BEGIN

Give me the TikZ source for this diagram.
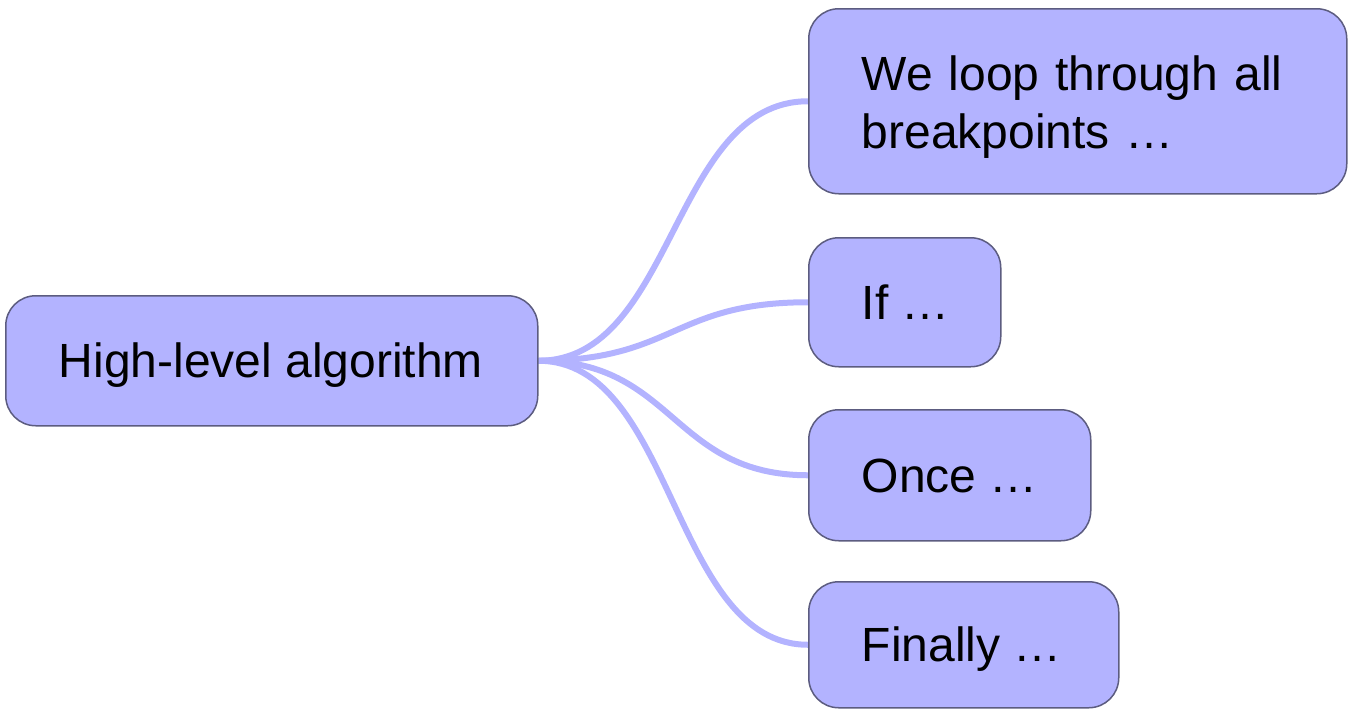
\documentclass[tikz,border=0pt]{standalone}
\usepackage{fontspec}
\setmainfont{Liberation Sans}
\usetikzlibrary{backgrounds}
\definecolor{boxfill}{HTML}{B3B3FF}
\definecolor{boxline}{HTML}{5C5C80}
\definecolor{linkcol}{HTML}{B3B3FF}
\newcommand{\lbox}[2]{\makebox[#1pt][l]{#2}}
\begin{document}
\begin{tikzpicture}[x=1pt,y=-1pt,
  topic/.style={draw=boxline, line width=0.75pt, fill=boxfill, rounded corners=15pt,
    anchor=north west, inner xsep=26.5pt, inner ysep=0pt, align=left,
    text height=22pt, text depth=5pt,
    font=\fontsize{24}{29}\selectfont},
  link/.style={draw=linkcol, line width=3pt}]
\useasboundingbox (0,0) rectangle (675,354);
\node[topic, minimum height=65pt] (root) at (2.5,147.5) {\lbox{213}{High-level algorithm}};
\node[topic, text width=216pt, minimum height=92.5pt, text height=23.5pt, text depth=34pt] (b1) at (404,4) {We loop through all\\breakpoints …};
\node[topic, minimum height=64.5pt] (b2) at (404,118.5) {\lbox{43}{If …}};
\node[topic, minimum height=65.5pt] (b3) at (404,204.5) {\lbox{88}{Once …}};
\node[topic, minimum height=63pt] (b4) at (404,290.5) {\lbox{102}{Finally …}};
\begin{pgfonlayer}{background}
\foreach \b in {b1,b2,b3,b4}{
  \draw[link] (root.east) .. controls +(68,0) and +(-68,0) .. (\b.west);
}
\end{pgfonlayer}
\end{tikzpicture}
\end{document}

END

Written exercise -
Copy every line of the data word for word, omitting the images.

Full solution -
Give me the TikZ source for this diagram.
\documentclass[tikz,border=0pt]{standalone}
\usepackage{fontspec}
\setmainfont{Liberation Sans}
\usetikzlibrary{backgrounds}
\definecolor{boxfill}{HTML}{B3B3FF}
\definecolor{boxline}{HTML}{5C5C80}
\definecolor{linkcol}{HTML}{B3B3FF}
\newcommand{\lbox}[2]{\makebox[#1pt][l]{#2}}
\begin{document}
\begin{tikzpicture}[x=1pt,y=-1pt,
  topic/.style={draw=boxline, line width=0.75pt, fill=boxfill, rounded corners=15pt,
    anchor=north west, inner xsep=26.5pt, inner ysep=0pt, align=left,
    text height=22pt, text depth=5pt,
    font=\fontsize{24}{29}\selectfont},
  link/.style={draw=linkcol, line width=3pt}]
\useasboundingbox (0,0) rectangle (675,354);
\node[topic, minimum height=65pt] (root) at (2.5,147.5) {\lbox{213}{High-level algorithm}};
\node[topic, text width=216pt, minimum height=92.5pt, text height=23.5pt, text depth=34pt] (b1) at (404,4) {We loop through all\\breakpoints …};
\node[topic, minimum height=64.5pt] (b2) at (404,118.5) {\lbox{43}{If …}};
\node[topic, minimum height=65.5pt] (b3) at (404,204.5) {\lbox{88}{Once …}};
\node[topic, minimum height=63pt] (b4) at (404,290.5) {\lbox{102}{Finally …}};
\begin{pgfonlayer}{background}
\foreach \b in {b1,b2,b3,b4}{
  \draw[link] (root.east) .. controls +(68,0) and +(-68,0) .. (\b.west);
}
\end{pgfonlayer}
\end{tikzpicture}
\end{document}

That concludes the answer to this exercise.